2. “Silence is golden.” Do not pontificate about the Lord’s role in rape or in prompting your run.
3. “Why bad things happen to good people.” Stop bemoaning why and whining about how bad things are with an Obama administration; it’s a given, so control what you can and look at trials as challenges and not tribulations.
4. “Get real.” You may not like the president but most voters do/did; therefore don’t think you are going to win a high-profile stand-off on the pristine merit of your views.
5. “You get more flies with honey than with vinegar.” Get rid of the gloom and doom, the grumpy demeanor, the accusations of “tyranny” (you want “tyranny” then check out North Korea) over every presidential overreach, and learn to phrase in the positive not the negative (yes to legal immigration, yes to growth, yes to delivering a better life to our kids).
6. “You can judge a book by its cover.” It may be unfair but since most Americans do that when they see a politician on TV, get go-to spokespeople for the top issues who are attractive (sorry, people are shallow), smile, engaging and can handle MSM interviewers.
7. “Those who fail to remember history are doomed to repeat it.” What was the tone and what were the views of the people who lost seats they could have won (e.g. Allen West, Richard Mourdock, Sharron Angle)? Don’t mimic defeat.
8. “Practice what you preach.” Republicans on the economy believe in growing the pie not redistributing the set amount; in elections, grow the party and stop relying on “intensity” to get the smaller and smaller core of true believers to the polls.

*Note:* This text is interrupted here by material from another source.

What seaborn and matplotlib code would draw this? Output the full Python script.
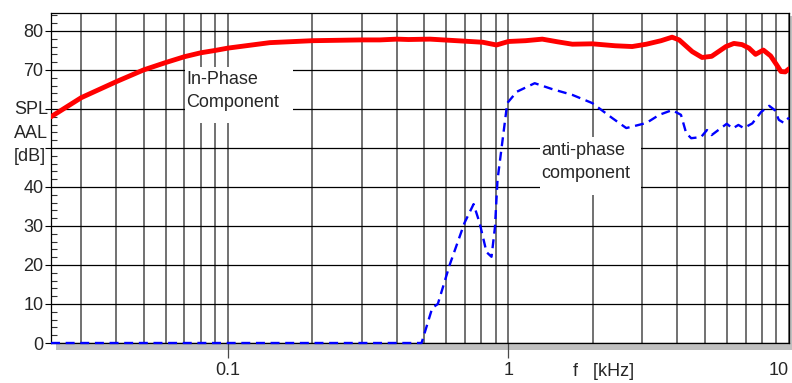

9. “You are not a media critic.” Resist the urge to comment on every dumb thing someone else on your side says.
10. “Nothing lasts forever.” Plan for 2014: define your own message, connect with new voters, learn another language (preferably one spoken by a lot of your constituents), travel to develop your national security awareness, and talk every day to reasonable people who disagree with you.